Kowalczyk dodaje, że jeśli intencją projektodawcy jest stopniowa likwidacja większej liczby kopalń, to stosowne działania osłonowe, wraz z ewentualnymi środkami z Funduszu Sprawiedliwej Transformacji, mogą pomóc w łatwiejszej transformacji regionów górniczych.

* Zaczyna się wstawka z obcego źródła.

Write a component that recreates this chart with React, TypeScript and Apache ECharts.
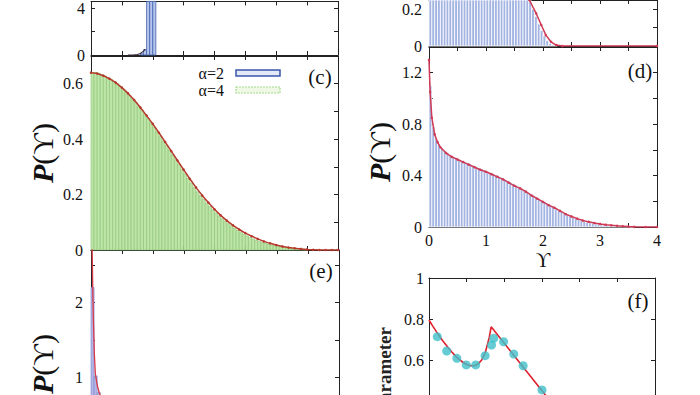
import React, { useEffect, useRef } from "react";
import * as echarts from "echarts";

const FONT = '"Liberation Serif", "DejaVu Serif", serif';
const BIN = 0.05;

// Panel top-left: narrow spike (bins start at 0.8)
const A_START = 0.8;
const A_BARS = [0.1, 0.45, 11, 12, 9];
const A_CURVE: number[][] = [[0.6, 0], [0.7, 0.01], [0.75, 0.04], [0.8, 0.13], [0.85, 0.33], [0.88, 0.5]];

// Panel top-right
const B_BARS = [
  0.5, 0.5, 0.5, 0.5, 0.5, 0.5, 0.5, 0.5, 0.5, 0.5,
  0.49, 0.49, 0.48, 0.48, 0.47, 0.47, 0.46, 0.46, 0.45, 0.45,
  0.44, 0.43, 0.42, 0.41, 0.4, 0.39, 0.38, 0.37, 0.35, 0.33,
  0.31, 0.3, 0.29, 0.28, 0.27, 0.245, 0.2, 0.16, 0.12, 0.085,
  0.055, 0.03, 0.014, 0.006, 0.002,
];
const B_CURVE: number[][] = [[0, 0.5], [0.5, 0.5], [1.0, 0.45], [1.5, 0.32], [1.7, 0.28], [1.76, 0.25], [1.88, 0.177], [1.97, 0.114], [2.05, 0.059], [2.14, 0.023], [2.23, 0.005], [2.34, 0], [4, 0]];

// Panel (c), alpha = 4
const C_BARS = [
  0.64, 0.64, 0.638, 0.632, 0.628, 0.622, 0.615, 0.608, 0.6, 0.59,
  0.58, 0.57, 0.558, 0.545, 0.532, 0.518, 0.505, 0.49, 0.475, 0.46,
  0.443, 0.427, 0.41, 0.393, 0.377, 0.36, 0.343, 0.326, 0.309, 0.292,
  0.275, 0.258, 0.241, 0.225, 0.21, 0.196, 0.182, 0.169, 0.157, 0.145,
  0.134, 0.123, 0.113, 0.104, 0.095, 0.087, 0.079, 0.071, 0.064, 0.057,
  0.051, 0.045, 0.04, 0.035, 0.031, 0.027, 0.024, 0.021, 0.018, 0.015,
  0.013, 0.011, 0.009, 0.007, 0.006, 0.005, 0.004, 0.003, 0.002, 0.001,
];
const C_CURVE_X = [0, 0.1, 0.2, 0.3, 0.4, 0.5, 0.6, 0.7, 0.8, 0.9, 1.0, 1.1, 1.2, 1.3, 1.4, 1.5, 1.6, 1.7, 1.8, 1.9, 2.0, 2.1, 2.2, 2.3, 2.4, 2.5, 2.6, 2.7, 2.8, 2.9, 3.0, 3.1, 3.2, 3.3, 3.4, 3.5, 3.6, 3.7, 3.8, 3.9, 4.0];
const C_CURVE_Y = [0.64, 0.637, 0.629, 0.618, 0.604, 0.586, 0.565, 0.541, 0.514, 0.485, 0.455, 0.423, 0.39, 0.357, 0.323, 0.29, 0.257, 0.226, 0.197, 0.171, 0.147, 0.125, 0.106, 0.089, 0.074, 0.061, 0.05, 0.04, 0.031, 0.024, 0.018, 0.013, 0.009, 0.006, 0.004, 0.002, 0.001, 0, 0, 0, 0];

// Panel (d)
const D_BARS = [
  1.1, 0.78, 0.69, 0.645, 0.615, 0.595, 0.578, 0.562, 0.55, 0.54,
  0.528, 0.518, 0.508, 0.5, 0.49, 0.48, 0.47, 0.46, 0.452, 0.442,
  0.434, 0.424, 0.414, 0.405, 0.394, 0.384, 0.374, 0.362, 0.35, 0.337,
  0.325, 0.313, 0.3, 0.289, 0.276, 0.262, 0.248, 0.234, 0.22, 0.208,
  0.195, 0.182, 0.17, 0.158, 0.145, 0.132, 0.12, 0.107, 0.095, 0.085,
  0.075, 0.066, 0.058, 0.05, 0.044, 0.038, 0.033, 0.029, 0.025, 0.021,
  0.018, 0.015, 0.012, 0.01, 0.008, 0.006, 0.005, 0.004, 0.003, 0.002,
  0.001, 0.001,
];
const D_CURVE: number[][] = [[0, 1.3], [0.02, 1.05], [0.05, 0.85], [0.1, 0.72], [0.15, 0.66], [0.2, 0.62], [0.3, 0.575], [0.4, 0.545], [0.5, 0.525], [0.6, 0.505], [0.7, 0.485], [0.8, 0.465], [0.9, 0.445], [1.0, 0.43], [1.1, 0.41], [1.2, 0.39], [1.3, 0.37], [1.4, 0.345], [1.5, 0.32], [1.6, 0.3], [1.7, 0.275], [1.8, 0.245], [1.9, 0.22], [2.0, 0.195], [2.1, 0.17], [2.2, 0.15], [2.3, 0.125], [2.4, 0.1], [2.5, 0.082], [2.6, 0.065], [2.7, 0.05], [2.8, 0.04], [2.9, 0.031], [3.0, 0.024], [3.1, 0.018], [3.2, 0.013], [3.3, 0.009], [3.4, 0.006], [3.5, 0.003], [3.6, 0.001], [3.8, 0], [4, 0]];

// Panel (e), alpha = 2
const E_BARS = [2.2, 1.02, 0.8, 0.7, 0.63, 0.58, 0.54, 0.5, 0.47, 0.45, 0.43, 0.41];
const E_CURVE: number[][] = [[0, 3.4], [0.01, 3.0], [0.02, 2.65], [0.03, 2.1], [0.04, 1.73], [0.055, 1.3], [0.07, 1.05], [0.1, 0.9], [0.135, 0.79], [0.2, 0.68], [0.3, 0.6], [0.5, 0.5], [1, 0.38], [2, 0.15], [3, 0.03], [4, 0]];

// Panel (f)
const F_LINE: number[][] = [[0, 0.795], [0.1, 0.765], [0.2, 0.737], [0.3, 0.71], [0.4, 0.685], [0.5, 0.662], [0.6, 0.64], [0.7, 0.62], [0.8, 0.603], [0.9, 0.589], [1.0, 0.578], [1.1, 0.572], [1.2, 0.572], [1.3, 0.58], [1.4, 0.6], [1.5, 0.64], [1.6, 0.71], [1.65, 0.762], [3.0, 0.45], [3.6, 0.31]];
const F_DOTS_X = [0.22, 0.47, 0.74, 0.99, 1.24, 1.49, 1.66, 1.72, 1.98, 2.25, 2.5, 3.0];
const F_DOTS_Y = [0.714, 0.644, 0.608, 0.576, 0.576, 0.621, 0.673, 0.706, 0.689, 0.629, 0.572, 0.454];

const isMul = (v: number, s: number) => Math.abs(v / s - Math.round(v / s)) < 1e-6;
const fmtStep = (s: number) => (v: number) => (isMul(v, s) ? String(Number(v.toFixed(2))) : "");

function xAxes(gridIndex: number, min: number, max: number, interval: number, label: ((v: number) => string) | null) {
  const base = (position: string, showLabel: boolean) => ({
    type: "value",
    gridIndex,
    min,
    max,
    interval,
    position,
    axisLine: { show: true, onZero: false, lineStyle: { color: "#222", width: 1 } },
    axisTick: { show: true, inside: true, length: 4, lineStyle: { color: "#222" } },
    axisLabel: showLabel && label
      ? { show: true, formatter: label, margin: 5, color: "#111", fontFamily: FONT, fontSize: 16 }
      : { show: false },
    splitLine: { show: false },
  });
  return [base("bottom", true), base("top", false)];
}

function yAxes(gridIndex: number, min: number, max: number, interval: number, label: (v: number) => string, margin: number) {
  const base = (position: string, showLabel: boolean) => ({
    type: "value",
    gridIndex,
    min,
    max,
    interval,
    position,
    axisLine: { show: true, onZero: false, lineStyle: { color: "#222", width: 1 } },
    axisTick: { show: true, inside: true, length: 4, lineStyle: { color: "#222" } },
    axisLabel: showLabel
      ? { show: true, formatter: label, margin, color: "#111", fontFamily: FONT, fontSize: 16 }
      : { show: false },
    splitLine: { show: false },
  });
  return [base("left", true), base("right", false)];
}

function hist(g: number, name: string, start: number, heights: number[], fill: string, stroke: string, lw: number) {
  return {
    type: "custom",
    name,
    xAxisIndex: 2 * g,
    yAxisIndex: 2 * g,
    silent: true,
    encode: { x: [0, 1], y: 2 },
    data: heights.map((h, i) => [start + i * BIN, start + (i + 1) * BIN, h]),
    renderItem: (params: any, api: any) => {
      const cs = params.coordSys;
      const a = api.coord([api.value(0), api.value(2)]);
      const b = api.coord([api.value(1), 0]);
      const top = Math.max(a[1], cs.y);
      const bottom = Math.min(b[1], cs.y + cs.height);
      if (bottom <= top) return null;
      return {
        type: "rect",
        shape: { x: a[0], y: top, width: b[0] - a[0], height: bottom - top },
        style: { fill, stroke, lineWidth: lw },
      };
    },
    z: 2,
  };
}

function curve(g: number, data: number[][], color: string, width: number, sym: number) {
  return {
    type: "line",
    xAxisIndex: 2 * g,
    yAxisIndex: 2 * g,
    data,
    silent: true,
    clip: true,
    showSymbol: sym > 0,
    symbol: "circle",
    symbolSize: sym,
    itemStyle: { color },
    lineStyle: { color, width },
    z: 3,
  };
}

const pLabel = (x: number, y: number) => ({
  type: "text",
  x,
  y,
  rotation: Math.PI / 2,
  style: {
    text: "{p|P}(ϒ)",
    rich: { p: { fontStyle: "italic", fontWeight: "bold", fontSize: 30, fontFamily: FONT, fill: "#111" } },
    fontSize: 30,
    fontFamily: FONT,
    fill: "#111",
    align: "center",
    verticalAlign: "middle",
  },
});

const panelLabel = (text: string, x: number, y: number) => ({
  type: "text",
  x,
  y,
  style: { text, fontSize: 21, fontFamily: FONT, fill: "#111", align: "center", verticalAlign: "middle" },
});

export default function App() {
  const ref = useRef<HTMLDivElement>(null);
  useEffect(() => {
    document.body.style.margin = "0";
    document.body.style.overflow = "hidden";
    if (!ref.current) return;
    const chart = echarts.init(ref.current, null, { renderer: "svg" });
    const option: any = {
      animation: false,
      backgroundColor: "#fff",
      grid: [
        { left: 91, top: 0, width: 247, height: 55 },
        { left: 429, top: 0, width: 228, height: 46 },
        { left: 91, top: 56, width: 247, height: 194 },
        { left: 429, top: 47, width: 228, height: 180 },
        { left: 91, top: 250, width: 248, height: 202.5 },
        { left: 429, top: 278, width: 226, height: 164 },
      ],
      xAxis: [
        ...xAxes(0, 0, 4, 0.5, null),
        ...xAxes(1, 0, 4, 0.5, null),
        ...xAxes(2, 0, 4, 0.5, null),
        ...xAxes(3, 0, 4, 0.5, fmtStep(1)).map((a: any, i: number) =>
          i === 0
            ? { ...a, name: "ϒ", nameLocation: "middle", nameGap: 23, nameTextStyle: { fontFamily: FONT, fontSize: 20, color: "#111" } }
            : a
        ),
        ...xAxes(4, 0, 4, 0.5, null),
        ...xAxes(5, 0, 6, 1, null),
      ],
      yAxis: [
        ...yAxes(0, 0, 4.56, 2, fmtStep(4), 6),
        ...yAxes(1, 0, 0.25, 0.1, fmtStep(0.2), 7),
        ...yAxes(2, 0, 0.7, 0.1, fmtStep(0.2), 8),
        ...yAxes(3, 0, 1.4, 0.2, fmtStep(0.4), 7),
        ...yAxes(4, 0, 2.7, 0.5, fmtStep(1), 8),
        ...yAxes(5, 0.2, 1, 0.2, fmtStep(0.2), 5),
      ],
      series: [
        hist(0, "spike", A_START, A_BARS, "#b4c4ea", "#4262b2", 0.8),
        curve(0, A_CURVE, "#3a2a3a", 1.2, 0),
        hist(1, "top", 0, B_BARS, "#a3b4e2", "#ffffff", 0.8),
        curve(1, B_CURVE, "#d03a55", 1.5, 2.5),
        hist(2, "α=4", 0, C_BARS, "#bde5a8", "#8cc274", 0.6),
        curve(2, C_CURVE_X.map((x, i) => [x, C_CURVE_Y[i]]), "#b5392c", 1.5, 2.5),
        hist(3, "d", 0, D_BARS, "#a3b4e2", "#ffffff", 0.8),
        curve(3, D_CURVE, "#d03a55", 1.5, 2.5),
        hist(4, "α=2", 0, E_BARS, "#b3b6e6", "#7a86cc", 0.6),
        curve(4, E_CURVE, "#d83a48", 1.3, 0),
        curve(5, F_LINE, "#e0202c", 1.6, 0),
        {
          type: "scatter",
          xAxisIndex: 10,
          yAxisIndex: 10,
          data: F_DOTS_X.map((x, i) => [x, F_DOTS_Y[i]]),
          symbolSize: 9,
          itemStyle: { color: "#3fbfc9" },
          silent: true,
          z: 4,
        },
      ],
      graphic: [
        pLabel(42, 153),
        pLabel(379, 152),
        pLabel(42, 364),
        {
          type: "text",
          x: 384,
          y: 327,
          rotation: Math.PI / 2,
          style: { text: "Order parameter", fontSize: 19, fontWeight: "bold", fontFamily: FONT, fill: "#222", align: "right", verticalAlign: "middle" },
        },
        panelLabel("(c)", 320, 77),
        panelLabel("(d)", 640, 71),
        panelLabel("(e)", 321, 271),
        panelLabel("(f)", 638, 301),
        { type: "text", x: 224, y: 73, style: { text: "α=2", fontSize: 16, fontFamily: FONT, fill: "#111", align: "right", verticalAlign: "middle" } },
        { type: "rect", shape: { x: 236, y: 70, width: 44, height: 6 }, style: { fill: "#e3e9f8", stroke: "#3a56a8", lineWidth: 1.5 } },
        { type: "text", x: 224, y: 90, style: { text: "α=4", fontSize: 16, fontFamily: FONT, fill: "#111", align: "right", verticalAlign: "middle" } },
        { type: "rect", shape: { x: 236, y: 87, width: 44, height: 6 }, style: { fill: "#eef8e4", stroke: "#a8d890", lineWidth: 1.2, lineDash: [2, 1] } },
      ],
    };
    chart.setOption(option);
    return () => chart.dispose();
  }, []);
  return <div ref={ref} style={{ width: 700, height: 470 }} />;
}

Zaznacza też, że dodatkowe środki powinny być wydatkowane głównie na realizację celów zmierzających do wprowadzenia gospodarki zeroemisyjnej oraz neutralności klimatycznej.
Harmonogram – uzasadniony czy raczej nierealny?
Wielu ekspertów wskazuje na niespójność tych założeń z prawem Unii Europejskiej (prawo konkurencji oraz regulacje o pomocy publicznej), a także na brak realności załączonego harmonogramu wygaszania kopalń, z którego wynika, że ostatnia kopalnia zostanie przekazana do likwidacji w 2049 r.
– „Nawet jeśli, w ramach odstępstwa, Komisja wyda zgodę na wyżej opisaną pomoc dla górnictwa (co jest mało realne), harmonogram ten musi zostać skrócony i oparty o realne prognozowane zapotrzebowanie elektrowni na węgiel oraz ze zobowiązaniami Polski do redukcji emisji gazów cieplarnianych z energetyki” – komentuje specjalista z wieloletnim doświadczeniem w branży.
W przeciwnym wypadku istnieje ryzyko, że kopalnie będą sztucznie podtrzymywane przy życiu, a cele na 2030 r. oraz zakładana przez UE przyszła neutralność klimatyczna nie zostaną osiągnięte.
Cele klimatyczne a ratowanie górnictwa
Zdanie to podziela Katarzyna Kubiczek, koordynatorka projektów ze Stowarzyszenia Ekologicznego EKO-UNIA.
– „Koszty będzie ponosić budżet państwa, czyli de facto całe społeczeństwo. Od dawna wiadomo, że górnictwo w Polsce jest nieopłacalne i należy dążyć do transformacji tego sektora”.
Koordynatorka zauważa, że dokładanie do górnictwa kolejnych środków finansowych i przedłużanie życia kopalniom tylko oddala Polskę od sprawiedliwej transformacji i celów klimatycznych, które w ostatnim czasie przyjęła UE.
– „Pieniądze na górnictwo mogłyby być przeznaczone na sprawiedliwą transformację regionów górniczych, dzięki czemu skorzystałyby całe lokalne społeczeństwa, a nie tylko wybrana grupa zawodowa” – podsumowuje Kubiczek.